In a recent roundtable discussion, members of Alexander Proudfoot's Advisory Board weighed in on leadership's responsibility to drive productivity. Here are some of their responses:

Bill Johnson (USA), former CEO HJ Heinz: “Despite the current downturn, there are ways to increase output. It often requires a cultural transformation – one that requires change on every level of the organization – to make it happen. Getting people to buy in to your plan and behave a certain way takes a significant amount of time and energy.

Mike Critelli (USA), former CEO Pitney Bowes: “Productivity improvements invariably require many individuals to change the way they work, often with some perceived risk to their continued employment. Few people will voluntarily make such changes. CEO leadership and focus are needed to ensure that these adjustments take place, and that they are sustained - painting a clear picture as to why work process changes will benefit the company and its employees.”

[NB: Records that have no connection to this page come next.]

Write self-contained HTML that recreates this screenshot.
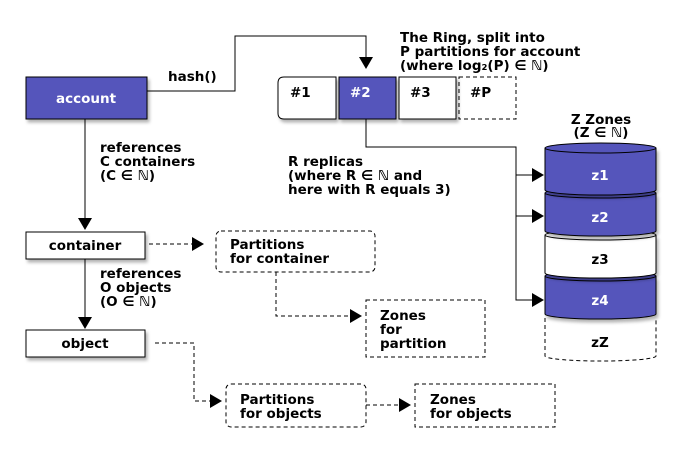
<!DOCTYPE html>
<html><head><style>
body{margin:0;background:#fff}
svg{display:block}
text{font-family:"DejaVu Sans","Liberation Sans",sans-serif;font-weight:bold;font-size:13.5px;fill:#000}
.w{fill:#fff}
</style></head><body>
<svg width="680" height="462" viewBox="0 0 680 462" xmlns="http://www.w3.org/2000/svg">
<defs>
<marker id="a" markerWidth="12" markerHeight="14" refX="11" refY="7" orient="auto" markerUnits="userSpaceOnUse"><path d="M0,0 L12,7 L0,14z" fill="#000"/></marker>
<filter id="s" x="-10%" y="-10%" width="130%" height="140%"><feDropShadow dx="2" dy="3" stdDeviation="1.5" flood-color="#000" flood-opacity="0.3"/></filter>
</defs>
<g fill="none" stroke="#000" stroke-width="1">
<rect x="26" y="77" width="121" height="42" fill="#5555bb" filter="url(#s)"/>
<polyline points="147,91 235,91 235,36 366,36 366,68" marker-end="url(#a)"/>
<line x1="85" y1="119" x2="85" y2="229" marker-end="url(#a)"/>
<path d="M284,77 H336 V119 H284 Q278,119 278,113 V83 Q278,77 284,77z" fill="#fff" filter="url(#s)"/>
<rect x="339" y="77" width="57" height="42" fill="#5555bb" filter="url(#s)"/>
<rect x="399" y="77" width="57" height="42" fill="#fff" filter="url(#s)"/>
<rect x="459" y="77" width="57" height="42" stroke-dasharray="4,3"/>
<polyline points="366,119 366,147 516,147 516,300 543,300" marker-end="url(#a)"/>
<polyline points="516,175 543,175" marker-end="url(#a)"/>
<polyline points="516,216 543,216" marker-end="url(#a)"/>
<path d="M545,318 V356 A55,5 0 0 0 656,356 V318" stroke-dasharray="4,3"/>
<path d="M545,276 V314 A55,5 0 0 0 656,314 V276" fill="#5555bb" filter="url(#s)"/>
<ellipse cx="600.5" cy="276" rx="55.5" ry="5" fill="#5555bb"/>
<path d="M545,235 V273 A55,5 0 0 0 656,273 V235" fill="#fff" filter="url(#s)"/>
<ellipse cx="600.5" cy="235" rx="55.5" ry="5" fill="#fff"/>
<path d="M545,193 V231 A55,5 0 0 0 656,231 V193" fill="#5555bb" filter="url(#s)"/>
<ellipse cx="600.5" cy="193" rx="55.5" ry="5" fill="#5555bb"/>
<path d="M545,148 V190 A55,5 0 0 0 656,190 V148" fill="#5555bb" filter="url(#s)"/>
<ellipse cx="600.5" cy="148" rx="55.5" ry="5" fill="#5555bb"/>
<rect x="26" y="232" width="119" height="27" fill="#fff" filter="url(#s)"/>
<line x1="85" y1="259" x2="85" y2="328" marker-end="url(#a)"/>
<rect x="26" y="330" width="119" height="27" fill="#fff" filter="url(#s)"/>
<g stroke-dasharray="4,3">
<line x1="149" y1="244" x2="203" y2="244" marker-end="url(#a)"/>
<rect x="216" y="231" width="159" height="41" rx="5"/>
<polyline points="276,272 276,316 361,316" marker-end="url(#a)"/>
<rect x="366" y="300" width="119" height="57"/>
<polyline points="155,343 194,343 194,401 221,401" marker-end="url(#a)"/>
<rect x="226" y="384" width="140" height="43" rx="5"/>
<line x1="366" y1="405" x2="410" y2="405" marker-end="url(#a)"/>
<rect x="415" y="384" width="140" height="43"/>
</g>
</g>
<text x="86" y="103" class="w" text-anchor="middle">account</text>
<text x="168" y="81">hash()</text>
<text x="290" y="97">#1</text>
<text x="350" y="97" class="w">#2</text>
<text x="410" y="97">#3</text>
<text x="470" y="97">#P</text>
<text x="400" y="42">The Ring, split into</text>
<text x="400" y="56">P partitions for account</text>
<text x="400" y="70">(where log₂(P) ∈ ℕ)</text>
<text x="601" y="124" text-anchor="middle">Z Zones</text>
<text x="601" y="137" text-anchor="middle">(Z ∈ ℕ)</text>
<text x="600" y="180" class="w" text-anchor="middle">z1</text>
<text x="600" y="222" class="w" text-anchor="middle">z2</text>
<text x="600" y="264" text-anchor="middle">z3</text>
<text x="600" y="305" class="w" text-anchor="middle">z4</text>
<text x="600" y="347" text-anchor="middle">zZ</text>
<text x="100" y="152">references</text>
<text x="100" y="166">C containers</text>
<text x="100" y="180">(C ∈ ℕ)</text>
<text x="288" y="166">R replicas</text>
<text x="288" y="180"> (where R ∈ ℕ and</text>
<text x="288" y="194">here with R equals 3)</text>
<text x="85" y="250" text-anchor="middle">container</text>
<text x="100" y="278">references</text>
<text x="100" y="292">O objects</text>
<text x="100" y="306">(O ∈ ℕ)</text>
<text x="85" y="348" text-anchor="middle">object</text>
<text x="230" y="249">Partitions</text>
<text x="230" y="263">for container</text>
<text x="380" y="320">Zones</text>
<text x="380" y="334">for</text>
<text x="380" y="348">partition</text>
<text x="240" y="404">Partitions</text>
<text x="240" y="418">for objects</text>
<text x="430" y="404">Zones</text>
<text x="430" y="418">for objects</text>
</svg>
</body></html>
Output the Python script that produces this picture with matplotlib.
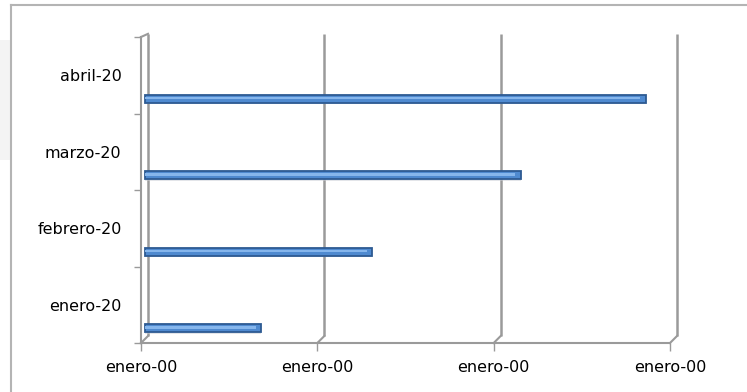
import matplotlib.pyplot as plt
import matplotlib.transforms as mtransforms
from matplotlib.patches import Rectangle
import numpy as np

meses = ['enero-20', 'febrero-20', 'marzo-20', 'abril-20']
valores = [6.6, 12.9, 21.3, 28.4]
x_ticks = [0, 10, 20, 30]
x_labels = ['enero-00', 'enero-00', 'enero-00', 'enero-00']

GRID = '#9A9A9A'
BAR = '#4F8AD0'
BAR_EDGE = '#2D5A92'
BAR_LIGHT = '#86B6EC'

fig = plt.figure(figsize=(7.47, 3.92), dpi=100)
W, H = 747.0, 392.0

# outer chart frame (top and left border only, rest is cut off)
fig.patches.append(Rectangle((0, 232 / H), 10 / W, 120 / H, transform=fig.transFigure,
                             facecolor='#F4F4F4', edgecolor='none', zorder=0))
fig.add_artist(plt.Line2D([11 / W, 11 / W], [0, 1 - 5 / H], transform=fig.transFigure,
                          color='#B4B4B4', lw=1.5))
fig.add_artist(plt.Line2D([11 / W, 1], [1 - 5 / H, 1 - 5 / H], transform=fig.transFigure,
                          color='#B4B4B4', lw=1.5))

# front plane of the plot area
ax = fig.add_axes([141 / W, 1 - 343 / H, (670 - 141) / W, (343 - 37) / H])
ax.set_xlim(x_ticks[0], x_ticks[-1])
ax.set_ylim(-0.5, len(meses) - 0.5)
ax.patch.set_alpha(0)

for s in ['top', 'right']:
    ax.spines[s].set_visible(False)
ax.spines['left'].set_color(GRID)
ax.spines['bottom'].set_color(GRID)
ax.spines['left'].set_linewidth(1.5)
ax.spines['bottom'].set_linewidth(1.5)

# back wall: gridlines shifted up/right for the depth effect
depth = mtransforms.ScaledTranslation(0.07, 0.07, fig.dpi_scale_trans)
back = ax.transData + depth
ybot, ytop = ax.get_ylim()
for v in x_ticks:
    ax.plot([v, v], [ybot, ytop - 0.05], color=GRID, lw=1.8, transform=back,
            clip_on=False, solid_capstyle='butt', zorder=1)
    # diagonal from the floor front edge to the back wall
    p0 = ax.transData.transform((v, ybot))
    p1 = back.transform((v, ybot))
    ax.plot([p0[0], p1[0]], [p0[1], p1[1]], color=GRID, lw=1.5,
            transform=None, clip_on=False, zorder=1)
p0 = ax.transData.transform((0, ytop))
p1 = back.transform((0, ytop - 0.05))
ax.plot([p0[0], p1[0]], [p0[1], p1[1]], color=GRID, lw=1.5,
        transform=None, clip_on=False, zorder=1)

# bars sit in the middle of the depth, low in each category band
mid = ax.transData + mtransforms.ScaledTranslation(0.04, 0.0, fig.dpi_scale_trans)
y = np.arange(len(meses)) - 0.307
ax.barh(y - 0.014, valores, height=0.11, left=0, color='#C8CCD4', alpha=0.5,
        transform=mid, zorder=2)
ax.barh(y, valores, height=0.105, color=BAR, edgecolor=BAR_EDGE, linewidth=1.3,
        transform=mid, zorder=3)
ax.barh(y + 0.01, np.array(valores) - 0.3, height=0.028, color=BAR_LIGHT,
        transform=mid, zorder=4)

# ticks: marks on band boundaries, labels on band centers
ax.set_yticks(np.arange(len(meses)))
ax.set_yticklabels(meses)
ax.set_yticks(np.arange(len(meses) + 1) - 0.5, minor=True)
ax.tick_params(axis='y', which='major', length=0, pad=14, labelsize=11.5)
ax.tick_params(axis='y', which='minor', length=5, color=GRID, width=1)
ax.set_xticks(x_ticks)
ax.set_xticklabels(x_labels)
ax.tick_params(axis='x', which='major', length=6, color=GRID, width=1, pad=6,
               labelsize=11.5)

fig.savefig('out.png', dpi=100)
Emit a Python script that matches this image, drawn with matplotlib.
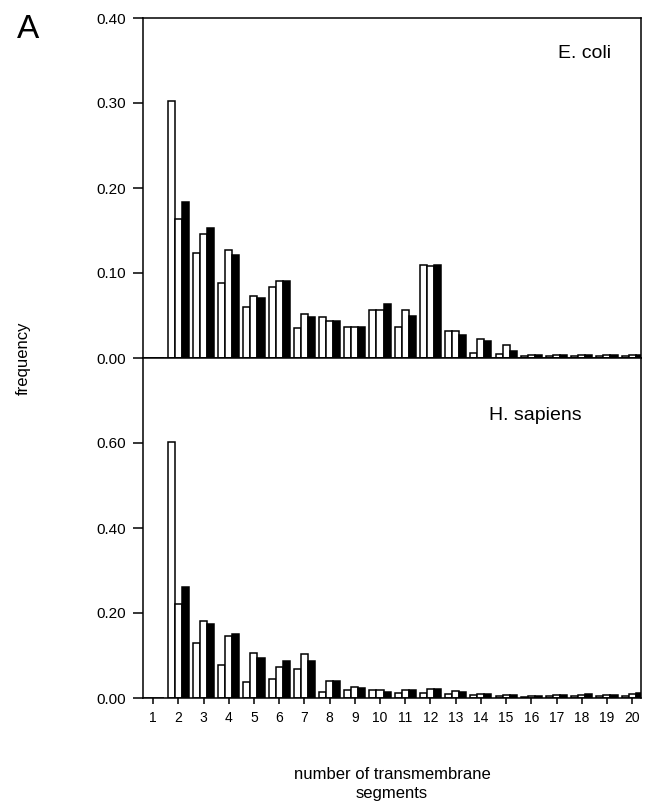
import matplotlib.pyplot as plt
import numpy as np

plt.rcParams['font.family'] = ['Liberation Sans', 'DejaVu Sans']

segments = np.arange(1, 21)

# E. coli: three series per segment count (white, white, black)
ecoli_a = [0.0, 0.302, 0.123, 0.088, 0.060, 0.083, 0.035, 0.048, 0.037, 0.057,
           0.037, 0.109, 0.032, 0.006, 0.005, 0.002, 0.002, 0.002, 0.002, 0.002]
ecoli_b = [0.0, 0.164, 0.146, 0.127, 0.073, 0.091, 0.052, 0.044, 0.037, 0.057,
           0.056, 0.108, 0.032, 0.022, 0.015, 0.003, 0.003, 0.003, 0.003, 0.003]
ecoli_c = [0.0, 0.183, 0.153, 0.121, 0.071, 0.091, 0.048, 0.043, 0.037, 0.064,
           0.049, 0.109, 0.027, 0.020, 0.008, 0.003, 0.003, 0.004, 0.003, 0.004]

# H. sapiens
human_a = [0.0, 0.603, 0.129, 0.078, 0.038, 0.044, 0.068, 0.015, 0.020, 0.020,
           0.012, 0.012, 0.010, 0.006, 0.004, 0.003, 0.005, 0.004, 0.004, 0.005]
human_b = [0.0, 0.222, 0.181, 0.145, 0.106, 0.074, 0.103, 0.039, 0.027, 0.020,
           0.020, 0.022, 0.017, 0.010, 0.008, 0.004, 0.008, 0.008, 0.006, 0.010]
human_c = [0.0, 0.261, 0.175, 0.151, 0.095, 0.088, 0.088, 0.039, 0.024, 0.015,
           0.020, 0.022, 0.014, 0.009, 0.006, 0.004, 0.008, 0.010, 0.008, 0.012]

fig = plt.figure(figsize=(6.49, 8.09), dpi=100)
left, right = 143 / 649, 641 / 649
h = 340 / 809
ax_top = fig.add_axes([left, 1 - 358 / 809, right - left, h])
ax_bot = fig.add_axes([left, 1 - 698 / 809, right - left, h])

w = 0.28
for ax, a, b, c in [(ax_top, ecoli_a, ecoli_b, ecoli_c),
                    (ax_bot, human_a, human_b, human_c)]:
    ax.bar(segments - w, a, w, color='white', edgecolor='black', linewidth=1.1)
    ax.bar(segments, b, w, color='white', edgecolor='black', linewidth=1.1)
    ax.bar(segments + w, c, w, color='black', edgecolor='black', linewidth=1.1)
    ax.set_xlim(0.6, 20.35)
    ax.set_xticks(segments)
    ax.tick_params(axis='y', direction='out', length=7, width=1.1,
                   labelsize=11, pad=5)
    ax.tick_params(axis='x', direction='out', length=4, width=1.1,
                   labelsize=10)
    for s in ax.spines.values():
        s.set_linewidth(1.1)

ax_top.set_ylim(0, 0.40)
ax_top.set_yticks([0.0, 0.1, 0.2, 0.3, 0.4])
ax_top.set_yticklabels(['0.00', '0.10', '0.20', '0.30', '0.40'])
ax_top.tick_params(axis='x', labelbottom=False)

ax_bot.set_ylim(0, 0.80)
ax_bot.set_yticks([0.0, 0.2, 0.4, 0.6])
ax_bot.set_yticklabels(['0.00', '0.20', '0.40', '0.60'])
ax_bot.set_xticklabels([str(s) for s in segments])
ax_bot.tick_params(axis='x', pad=5)

ax_top.text(0.94, 0.895, 'E. coli', transform=ax_top.transAxes,
            ha='right', va='center', fontsize=14)
ax_bot.text(0.88, 0.83, 'H. sapiens', transform=ax_bot.transAxes,
            ha='right', va='center', fontsize=14)

fig.text(17 / 649, 1 - 30 / 809, 'A', fontsize=24, ha='left', va='center')
fig.text(23 / 649, 1 - 358 / 809, 'frequency', rotation=90,
         ha='center', va='center', fontsize=12)
fig.text(392 / 649, 1 - 784 / 809, 'number of transmembrane\nsegments',
         ha='center', va='center', fontsize=12, linespacing=1.3)

fig.savefig('out.png', dpi=100)
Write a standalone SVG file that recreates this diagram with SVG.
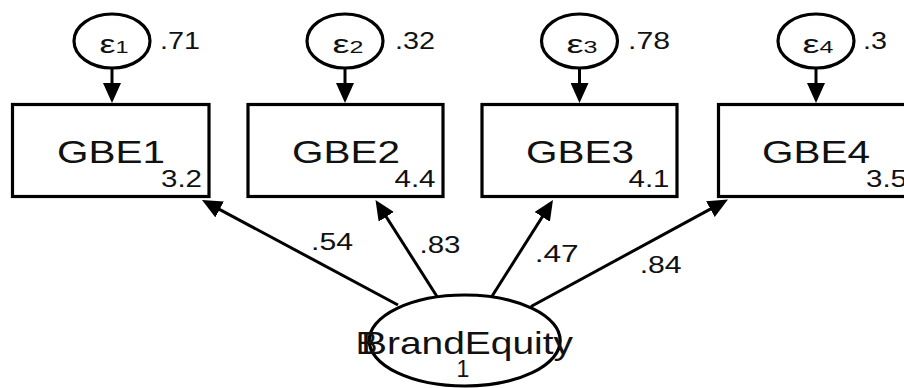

Jean Peyrelevade (France), former Chairman and CEO Credit Lyonnais: “One of the most important sources of productivity is the ability of the CEO to change the organization of the company as a whole, as well as the internal organization of each business unit. With the rapid evolution of the digital economy, many existing processes - especially those concerning customers’ expectations and needs - have to be redesigned. The organization has to permanently adapt to its clients, not the other way around.